Problem to work on: Which lines fall between the line holding "Rebuild this chart" and the line holding "14.79, 13.6, 12.4]", inclusive? Retype them exactly, without the pictures, and add nothing else.

Excerpted data:
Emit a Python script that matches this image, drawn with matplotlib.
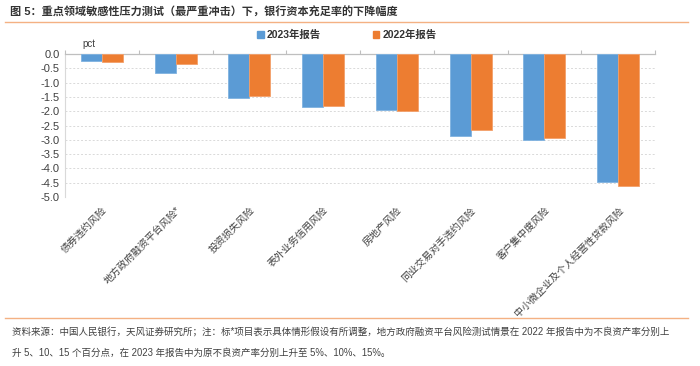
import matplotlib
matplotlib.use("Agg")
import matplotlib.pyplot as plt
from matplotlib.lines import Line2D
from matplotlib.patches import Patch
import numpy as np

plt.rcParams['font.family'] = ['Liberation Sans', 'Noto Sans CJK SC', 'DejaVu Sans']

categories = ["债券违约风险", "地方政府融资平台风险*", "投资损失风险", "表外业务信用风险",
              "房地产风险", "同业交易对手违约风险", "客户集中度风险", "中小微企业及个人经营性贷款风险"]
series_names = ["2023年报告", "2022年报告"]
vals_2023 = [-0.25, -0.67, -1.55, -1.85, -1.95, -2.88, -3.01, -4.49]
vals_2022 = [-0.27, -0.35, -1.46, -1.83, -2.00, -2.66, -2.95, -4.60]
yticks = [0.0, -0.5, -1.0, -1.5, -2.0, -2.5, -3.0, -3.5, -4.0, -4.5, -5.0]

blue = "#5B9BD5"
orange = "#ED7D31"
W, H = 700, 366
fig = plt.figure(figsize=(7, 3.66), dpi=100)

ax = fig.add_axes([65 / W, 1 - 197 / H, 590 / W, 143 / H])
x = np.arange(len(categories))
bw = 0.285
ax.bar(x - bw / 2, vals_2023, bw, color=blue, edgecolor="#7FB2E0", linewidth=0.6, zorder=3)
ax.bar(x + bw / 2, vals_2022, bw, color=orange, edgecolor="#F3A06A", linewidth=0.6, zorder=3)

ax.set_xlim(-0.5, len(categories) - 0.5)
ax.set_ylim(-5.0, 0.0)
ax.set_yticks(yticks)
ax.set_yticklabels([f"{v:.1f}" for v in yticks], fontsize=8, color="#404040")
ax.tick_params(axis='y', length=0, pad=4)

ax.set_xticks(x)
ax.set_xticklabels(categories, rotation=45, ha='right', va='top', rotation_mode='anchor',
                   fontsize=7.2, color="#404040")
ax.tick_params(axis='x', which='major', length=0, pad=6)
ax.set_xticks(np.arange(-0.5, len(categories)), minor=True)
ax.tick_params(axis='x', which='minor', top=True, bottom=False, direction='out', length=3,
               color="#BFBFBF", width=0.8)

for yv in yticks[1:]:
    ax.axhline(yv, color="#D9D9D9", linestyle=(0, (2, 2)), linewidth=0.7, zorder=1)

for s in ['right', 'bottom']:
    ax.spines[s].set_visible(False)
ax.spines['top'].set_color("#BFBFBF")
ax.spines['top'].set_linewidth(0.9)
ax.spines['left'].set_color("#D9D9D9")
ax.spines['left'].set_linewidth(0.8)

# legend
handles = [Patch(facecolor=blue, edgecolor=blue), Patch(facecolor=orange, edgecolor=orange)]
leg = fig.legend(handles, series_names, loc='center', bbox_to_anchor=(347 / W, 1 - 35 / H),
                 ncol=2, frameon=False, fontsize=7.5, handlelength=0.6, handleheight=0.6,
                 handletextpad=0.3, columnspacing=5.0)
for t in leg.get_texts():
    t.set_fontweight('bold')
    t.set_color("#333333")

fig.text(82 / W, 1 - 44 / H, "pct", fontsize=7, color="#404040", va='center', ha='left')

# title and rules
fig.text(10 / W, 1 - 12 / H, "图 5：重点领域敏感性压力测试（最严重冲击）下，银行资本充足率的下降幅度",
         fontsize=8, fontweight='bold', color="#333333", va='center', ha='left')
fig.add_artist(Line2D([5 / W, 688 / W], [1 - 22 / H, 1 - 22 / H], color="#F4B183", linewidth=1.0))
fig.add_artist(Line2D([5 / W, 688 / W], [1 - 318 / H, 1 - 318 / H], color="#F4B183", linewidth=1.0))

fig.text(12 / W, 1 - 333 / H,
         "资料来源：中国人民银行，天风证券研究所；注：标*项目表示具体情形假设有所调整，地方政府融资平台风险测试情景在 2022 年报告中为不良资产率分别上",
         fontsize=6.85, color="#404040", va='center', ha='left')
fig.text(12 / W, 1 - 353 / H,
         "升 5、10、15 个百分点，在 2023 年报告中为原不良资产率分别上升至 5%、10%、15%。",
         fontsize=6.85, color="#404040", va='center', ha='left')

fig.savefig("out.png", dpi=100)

--

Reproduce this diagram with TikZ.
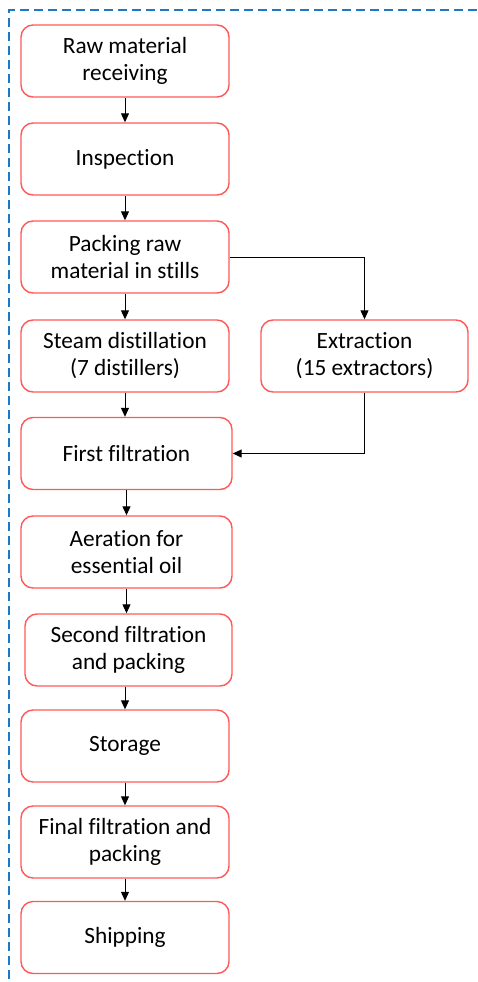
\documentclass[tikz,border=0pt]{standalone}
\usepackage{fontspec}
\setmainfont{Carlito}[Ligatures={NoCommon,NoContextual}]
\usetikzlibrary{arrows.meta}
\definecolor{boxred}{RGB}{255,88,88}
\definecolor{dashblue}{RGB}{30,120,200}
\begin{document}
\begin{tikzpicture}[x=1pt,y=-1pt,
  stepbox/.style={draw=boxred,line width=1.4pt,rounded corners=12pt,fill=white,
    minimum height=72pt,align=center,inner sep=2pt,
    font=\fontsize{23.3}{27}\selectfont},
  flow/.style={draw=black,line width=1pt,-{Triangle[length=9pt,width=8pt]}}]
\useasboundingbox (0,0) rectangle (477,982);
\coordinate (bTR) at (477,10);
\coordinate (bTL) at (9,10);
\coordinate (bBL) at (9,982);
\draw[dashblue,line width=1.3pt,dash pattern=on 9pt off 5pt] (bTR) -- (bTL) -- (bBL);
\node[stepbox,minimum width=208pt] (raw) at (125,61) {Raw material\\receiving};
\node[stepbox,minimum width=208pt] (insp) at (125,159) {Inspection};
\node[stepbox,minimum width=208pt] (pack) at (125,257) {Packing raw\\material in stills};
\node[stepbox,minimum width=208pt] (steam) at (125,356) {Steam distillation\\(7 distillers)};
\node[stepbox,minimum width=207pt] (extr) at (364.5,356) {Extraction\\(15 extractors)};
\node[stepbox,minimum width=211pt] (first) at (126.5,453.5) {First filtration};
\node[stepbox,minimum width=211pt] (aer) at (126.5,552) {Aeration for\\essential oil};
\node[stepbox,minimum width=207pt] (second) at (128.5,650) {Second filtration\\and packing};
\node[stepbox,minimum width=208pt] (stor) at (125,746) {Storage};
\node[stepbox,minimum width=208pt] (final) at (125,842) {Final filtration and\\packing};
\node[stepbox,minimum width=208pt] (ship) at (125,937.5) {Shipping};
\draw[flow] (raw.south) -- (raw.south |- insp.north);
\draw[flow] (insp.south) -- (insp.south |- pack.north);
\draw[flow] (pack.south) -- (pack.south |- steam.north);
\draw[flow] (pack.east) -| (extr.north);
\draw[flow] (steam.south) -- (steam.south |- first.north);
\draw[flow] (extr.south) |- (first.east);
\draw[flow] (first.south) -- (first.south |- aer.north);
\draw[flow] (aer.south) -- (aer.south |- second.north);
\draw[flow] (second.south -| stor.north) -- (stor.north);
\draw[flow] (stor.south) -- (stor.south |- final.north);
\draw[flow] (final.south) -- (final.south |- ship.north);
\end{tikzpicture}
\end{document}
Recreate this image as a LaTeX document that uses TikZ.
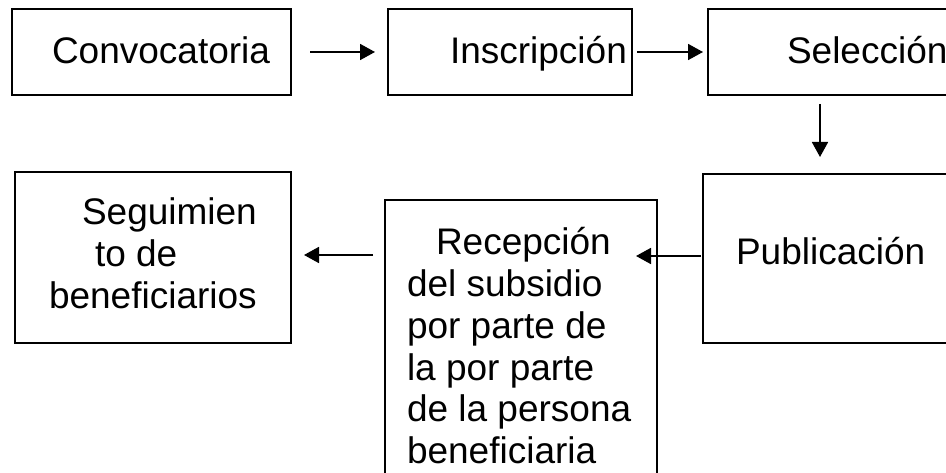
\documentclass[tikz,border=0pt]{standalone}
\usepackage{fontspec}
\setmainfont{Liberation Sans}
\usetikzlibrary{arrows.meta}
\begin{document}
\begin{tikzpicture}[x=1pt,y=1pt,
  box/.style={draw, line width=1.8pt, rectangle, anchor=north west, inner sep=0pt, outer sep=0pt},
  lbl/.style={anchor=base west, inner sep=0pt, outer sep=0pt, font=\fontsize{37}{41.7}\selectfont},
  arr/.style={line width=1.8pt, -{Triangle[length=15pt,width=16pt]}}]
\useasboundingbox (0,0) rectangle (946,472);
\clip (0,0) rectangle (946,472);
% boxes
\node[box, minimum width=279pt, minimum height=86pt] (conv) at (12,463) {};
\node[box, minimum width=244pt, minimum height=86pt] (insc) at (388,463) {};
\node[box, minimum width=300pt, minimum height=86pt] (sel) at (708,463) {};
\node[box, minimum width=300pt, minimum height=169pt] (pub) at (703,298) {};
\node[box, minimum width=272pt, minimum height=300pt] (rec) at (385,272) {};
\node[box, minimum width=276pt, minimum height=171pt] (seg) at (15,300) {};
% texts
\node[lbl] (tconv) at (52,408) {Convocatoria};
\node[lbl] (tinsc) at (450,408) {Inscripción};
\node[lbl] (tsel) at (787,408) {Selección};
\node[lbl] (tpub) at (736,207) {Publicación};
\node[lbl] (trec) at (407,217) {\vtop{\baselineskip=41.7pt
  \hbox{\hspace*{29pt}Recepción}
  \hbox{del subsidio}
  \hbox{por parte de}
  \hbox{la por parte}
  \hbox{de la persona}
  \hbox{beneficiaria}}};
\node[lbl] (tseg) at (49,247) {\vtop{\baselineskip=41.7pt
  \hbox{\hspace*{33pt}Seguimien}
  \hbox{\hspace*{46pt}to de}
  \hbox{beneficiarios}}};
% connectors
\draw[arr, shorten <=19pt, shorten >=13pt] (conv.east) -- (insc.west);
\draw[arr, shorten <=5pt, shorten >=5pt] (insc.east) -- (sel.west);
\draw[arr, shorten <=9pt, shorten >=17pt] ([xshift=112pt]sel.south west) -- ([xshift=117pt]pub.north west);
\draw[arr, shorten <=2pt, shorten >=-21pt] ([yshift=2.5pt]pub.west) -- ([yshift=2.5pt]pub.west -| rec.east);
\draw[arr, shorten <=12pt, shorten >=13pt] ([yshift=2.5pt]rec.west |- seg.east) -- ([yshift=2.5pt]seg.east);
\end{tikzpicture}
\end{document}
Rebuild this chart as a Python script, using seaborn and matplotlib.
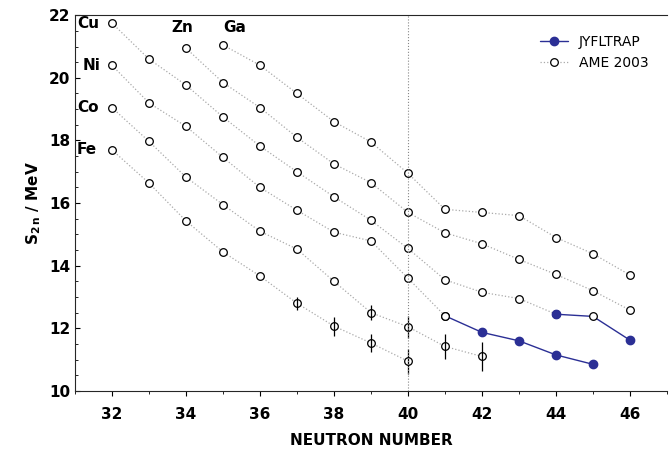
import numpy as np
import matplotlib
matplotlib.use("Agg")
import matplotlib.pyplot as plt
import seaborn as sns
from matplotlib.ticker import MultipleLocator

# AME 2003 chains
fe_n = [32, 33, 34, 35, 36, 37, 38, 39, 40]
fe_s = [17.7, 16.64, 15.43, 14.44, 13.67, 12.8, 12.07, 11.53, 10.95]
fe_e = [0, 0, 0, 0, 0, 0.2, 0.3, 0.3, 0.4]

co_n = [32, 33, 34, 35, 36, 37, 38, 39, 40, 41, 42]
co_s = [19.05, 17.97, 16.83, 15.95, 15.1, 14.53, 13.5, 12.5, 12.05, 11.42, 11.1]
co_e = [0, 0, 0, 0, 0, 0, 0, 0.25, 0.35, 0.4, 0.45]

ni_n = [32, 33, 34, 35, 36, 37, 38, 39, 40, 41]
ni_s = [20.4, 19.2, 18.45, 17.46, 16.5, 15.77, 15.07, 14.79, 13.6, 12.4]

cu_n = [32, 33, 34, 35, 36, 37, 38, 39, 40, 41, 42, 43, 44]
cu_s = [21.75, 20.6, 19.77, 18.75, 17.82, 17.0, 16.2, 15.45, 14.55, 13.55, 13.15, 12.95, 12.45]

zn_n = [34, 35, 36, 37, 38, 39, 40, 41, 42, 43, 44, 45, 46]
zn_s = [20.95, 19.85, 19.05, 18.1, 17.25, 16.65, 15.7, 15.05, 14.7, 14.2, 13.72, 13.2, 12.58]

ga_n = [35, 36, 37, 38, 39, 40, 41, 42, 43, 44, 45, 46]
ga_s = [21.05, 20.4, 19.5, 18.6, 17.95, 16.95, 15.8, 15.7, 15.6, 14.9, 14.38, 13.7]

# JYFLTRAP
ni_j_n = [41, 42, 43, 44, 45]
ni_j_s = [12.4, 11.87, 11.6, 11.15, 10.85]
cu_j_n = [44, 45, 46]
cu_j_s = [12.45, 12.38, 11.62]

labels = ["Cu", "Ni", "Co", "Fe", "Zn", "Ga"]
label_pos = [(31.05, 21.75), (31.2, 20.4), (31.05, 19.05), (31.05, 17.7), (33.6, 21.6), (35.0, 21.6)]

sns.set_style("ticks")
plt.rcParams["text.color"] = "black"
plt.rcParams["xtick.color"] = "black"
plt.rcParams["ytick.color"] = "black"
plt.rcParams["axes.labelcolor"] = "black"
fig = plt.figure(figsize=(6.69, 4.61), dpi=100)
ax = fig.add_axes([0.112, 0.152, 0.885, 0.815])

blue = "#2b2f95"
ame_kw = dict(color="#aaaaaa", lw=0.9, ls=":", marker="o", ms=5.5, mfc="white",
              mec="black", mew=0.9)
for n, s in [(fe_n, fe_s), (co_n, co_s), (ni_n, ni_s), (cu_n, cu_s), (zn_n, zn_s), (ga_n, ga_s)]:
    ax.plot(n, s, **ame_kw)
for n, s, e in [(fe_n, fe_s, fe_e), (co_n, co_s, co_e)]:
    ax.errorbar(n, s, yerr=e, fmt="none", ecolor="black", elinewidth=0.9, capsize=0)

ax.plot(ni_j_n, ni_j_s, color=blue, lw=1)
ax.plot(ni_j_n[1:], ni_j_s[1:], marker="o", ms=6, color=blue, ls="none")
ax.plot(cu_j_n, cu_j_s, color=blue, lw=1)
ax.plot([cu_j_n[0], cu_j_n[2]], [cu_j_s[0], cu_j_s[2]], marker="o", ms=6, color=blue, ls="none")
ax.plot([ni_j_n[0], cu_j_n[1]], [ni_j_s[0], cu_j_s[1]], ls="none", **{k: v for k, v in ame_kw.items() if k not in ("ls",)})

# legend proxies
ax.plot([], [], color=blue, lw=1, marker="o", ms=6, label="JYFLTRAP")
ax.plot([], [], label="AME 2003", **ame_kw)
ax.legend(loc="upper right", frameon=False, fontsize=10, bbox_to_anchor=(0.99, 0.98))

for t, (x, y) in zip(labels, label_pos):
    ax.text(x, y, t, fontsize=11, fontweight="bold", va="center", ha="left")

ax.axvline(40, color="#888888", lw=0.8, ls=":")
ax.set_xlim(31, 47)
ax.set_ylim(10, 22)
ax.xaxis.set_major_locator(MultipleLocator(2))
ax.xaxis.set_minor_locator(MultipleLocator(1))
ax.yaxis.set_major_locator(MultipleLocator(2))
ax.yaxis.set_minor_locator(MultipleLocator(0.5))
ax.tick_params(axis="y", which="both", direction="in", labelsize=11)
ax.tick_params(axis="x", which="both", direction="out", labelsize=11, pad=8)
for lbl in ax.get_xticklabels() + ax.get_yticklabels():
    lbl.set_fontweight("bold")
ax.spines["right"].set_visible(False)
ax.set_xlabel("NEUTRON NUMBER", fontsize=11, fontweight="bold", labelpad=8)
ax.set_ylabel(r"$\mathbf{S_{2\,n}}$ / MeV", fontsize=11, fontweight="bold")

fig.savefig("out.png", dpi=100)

Exercise response:
Rebuild this chart as a Python script, using seaborn and matplotlib.
import numpy as np
import matplotlib
matplotlib.use("Agg")
import matplotlib.pyplot as plt
import seaborn as sns
from matplotlib.ticker import MultipleLocator

# AME 2003 chains
fe_n = [32, 33, 34, 35, 36, 37, 38, 39, 40]
fe_s = [17.7, 16.64, 15.43, 14.44, 13.67, 12.8, 12.07, 11.53, 10.95]
fe_e = [0, 0, 0, 0, 0, 0.2, 0.3, 0.3, 0.4]

co_n = [32, 33, 34, 35, 36, 37, 38, 39, 40, 41, 42]
co_s = [19.05, 17.97, 16.83, 15.95, 15.1, 14.53, 13.5, 12.5, 12.05, 11.42, 11.1]
co_e = [0, 0, 0, 0, 0, 0, 0, 0.25, 0.35, 0.4, 0.45]

ni_n = [32, 33, 34, 35, 36, 37, 38, 39, 40, 41]
ni_s = [20.4, 19.2, 18.45, 17.46, 16.5, 15.77, 15.07, 14.79, 13.6, 12.4]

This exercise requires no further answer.